Ali Hussain, il ragazzino nel corpo di un uomo di 110 anni (VIDEO)
Ali Hussain è un ragazzino indiano di 14 anni, ma è affetto da una malattia che hanno solo 80 persone in tutto il mondo: la Progeria, che lo fa invecchiare otto volte più velocemente del normale, causandogli le tipiche patologie degli anziani (dall'artrite ai problemi agli occhi, passando per le malattie cardiache e la calvizie); eppure non altera la mente, che resta l'unico vero indicatore dell' età del soggetto. Ali, infatti, è imprigionato nel corpo di un uomo di 110 anni. "Ho voglia di vivere e spero tanto che la fuori ci sia una cura che possa migliorare la mia condizione. Non ho paura della morte, ma i miei genitori hanno già sofferto abbastanza" ha detto Ali "Mi piacerebbe vivere molto più a lungo di loro. Non voglio scaricare altro dolore addosso alla mia famiglia". L'adolescente, infatti, ha già visto due dei suoi fratelli e tre delle sue sorelle morire a causa della stessa malattia.
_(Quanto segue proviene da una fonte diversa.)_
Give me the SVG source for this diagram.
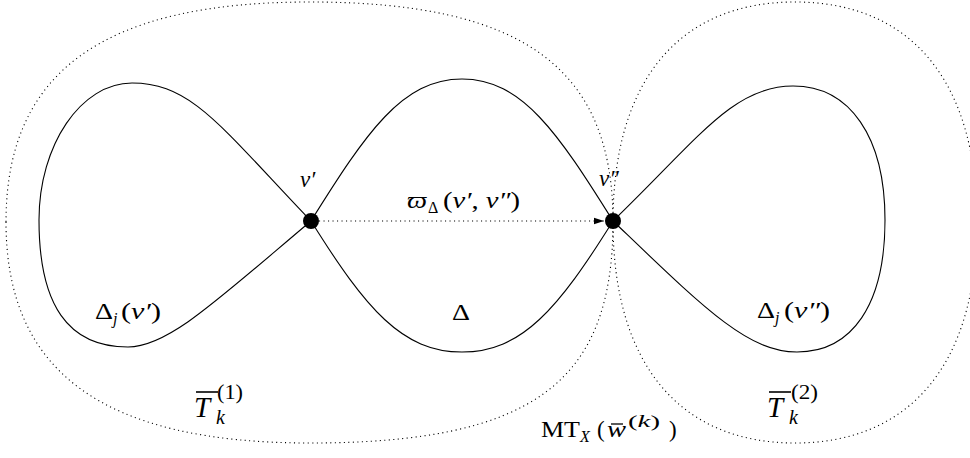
<svg xmlns="http://www.w3.org/2000/svg" width="970" height="458" viewBox="0 0 970 458">
<style>
.solid{fill:none;stroke:#000;stroke-width:1.1}
.dot{fill:none;stroke:#000;stroke-width:1.1;stroke-dasharray:1.1 3.4}
.t{font-family:"Liberation Serif","DejaVu Serif",serif;font-size:23px;fill:#000}
.i{font-style:italic}
.sub{font-size:16px}
.big{font-size:29px}
.mid{font-size:20px}
.bar{stroke:#000;stroke-width:1.6}
.vx{fill:#000}
</style>
<defs>
<marker id="ah" markerUnits="userSpaceOnUse" markerWidth="12" markerHeight="8" refX="10" refY="4" orient="auto"><path d="M0,0.8 L10,4 L0,7.2 Z" fill="#000"/></marker>
</defs>

<g id="region-T1">
<path class="dot" d="M6,222 C6,72 103,2 310,2 C523,2 613,68 613,222 C613,383 532,443 310,443 C103,443 6,372 6,222 Z"/>
<line class="bar" x1="196" y1="392" x2="218" y2="392"/>
<text class="t i big" x="194" y="417">T</text>
<text class="t i mid" x="216" y="424">k</text>
<text class="t mid" x="217" y="399" textLength="26" lengthAdjust="spacingAndGlyphs">(1)</text>
</g>

<g id="region-T2">
<path class="dot" d="M613,222 C613,81 679,2 795,2 C911,2 977,81 977,222 C977,363 911,443 795,443 C679,443 613,363 613,222 Z"/>
<line class="bar" x1="769" y1="392" x2="791" y2="392"/>
<text class="t i big" x="767" y="417">T</text>
<text class="t i mid" x="789" y="424">k</text>
<text class="t mid" x="791" y="399" textLength="27" lengthAdjust="spacingAndGlyphs">(2)</text>
</g>

<g id="label-MT">
<text class="t" x="541" y="437" textLength="39" lengthAdjust="spacingAndGlyphs">MT</text>
<text class="t i sub" x="580" y="442">X</text>
<text class="t" x="597" y="437">(</text>
<text class="t i" x="607" y="437" textLength="19" lengthAdjust="spacingAndGlyphs">w</text>
<line class="bar" x1="611" y1="424" x2="623" y2="424" style="stroke-width:1.3"/>
<text class="t" style="font-size:17px" x="628" y="427" textLength="32" lengthAdjust="spacingAndGlyphs">(<tspan class="i">k</tspan>)</text>
<text class="t" x="669" y="437">)</text>
</g>

<g id="loop-left">
<path class="solid" d="M311,221 C221,127 192,83 132,83 C81,83 39,145 39,220 C39,305 68,347 128,347 C168,347 216,301 311,221 Z"/>
<text class="t" x="95" y="319" textLength="18" lengthAdjust="spacingAndGlyphs">Δ</text>
<text class="t i sub" x="113" y="324">j</text>
<text class="t" x="121" y="319" textLength="40" lengthAdjust="spacingAndGlyphs">(<tspan class="i">v′</tspan>)</text>
</g>

<g id="loop-middle">
<path class="solid" d="M311,221 C366,133 402,79 462,79 C522,79 558,133 613,221 C558,309 522,352 462,352 C402,352 366,309 311,221 Z"/>
<text class="t" x="452" y="320" textLength="18" lengthAdjust="spacingAndGlyphs">Δ</text>
</g>

<g id="loop-right">
<path class="solid" d="M613,221 C698,139 733,86 793,86 C850,86 885,137 885,220 C885,305 852,352 797,352 C747,352 703,307 613,221 Z"/>
<text class="t" x="757" y="318" textLength="18" lengthAdjust="spacingAndGlyphs">Δ</text>
<text class="t i sub" x="775" y="323">j</text>
<text class="t" x="784" y="318" textLength="46" lengthAdjust="spacingAndGlyphs">(<tspan class="i">v″</tspan>)</text>
</g>

<g id="connectors">
<line class="dot" x1="319" y1="221" x2="604" y2="221" marker-end="url(#ah)"/>
<text class="t i" x="407" y="208" textLength="20" lengthAdjust="spacingAndGlyphs">ϖ</text>
<text class="t sub" x="428" y="213">Δ</text>
<text class="t" x="443" y="208" textLength="77" lengthAdjust="spacingAndGlyphs">(<tspan class="i">v′</tspan>, <tspan class="i">v″</tspan>)</text>
</g>

<g id="node-v1">
<circle class="vx" cx="311" cy="221" r="8"/>
<text class="t i" x="300" y="187">v′</text>
</g>

<g id="node-v2">
<circle class="vx" cx="613" cy="221" r="8"/>
<text class="t i" x="599" y="186">v″</text>
</g>
</svg>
C'è da dire che i genitori di Ali – Nabi Khan, 50 anni, e Razia, 46 – sono cugini di primo grado e si sono sposati a seguito di un matrimonio combinato 32 anni fa. Vivono nello Bihar, lo stato più povero dell’India. Il padre ha raccontato di aver sentito parlare la prima volta della malattia che affligge i figli nel 1983, con la nascita della primogenita Rehana. Così come lui, anche molti medici. A quel tempo la Progeria era molto rara e scarsamente documentata. “Non avevamo mai sentito la parola Progeria, e neanche i medici. Brancolavano nel buio: erano all’oscuro come noi. Se un dottore ci avesse detto che i nostri bambini forse stavano soffrendo di un qualche tipo di problema genetico, avremmo smesso di avere figli. Ma non ci hanno detto nulla“ ha raccontato l'uomo.
Nel 1995, dopo anni di visite da diversi medici, un consulente a Kolkata ha finalmente diagnosticato la Progeria a quattro dei loro bambini e ha dato ai genitori la notizia devastante che non vi era alcuna cura per loro. “La diagnosi non ci ha aiutato“, aggiunge Nabi. “La gente era sicura che ci fosse una cura. Nessuno nella nostra comunità credeva che non c’era nulla che si potesse fare. Una famiglia che abita vicino a noi, era tormentata per noi perché non sapevano come aiutarci, non riuscivano a capire che potesse esserci una malattia senza cura“.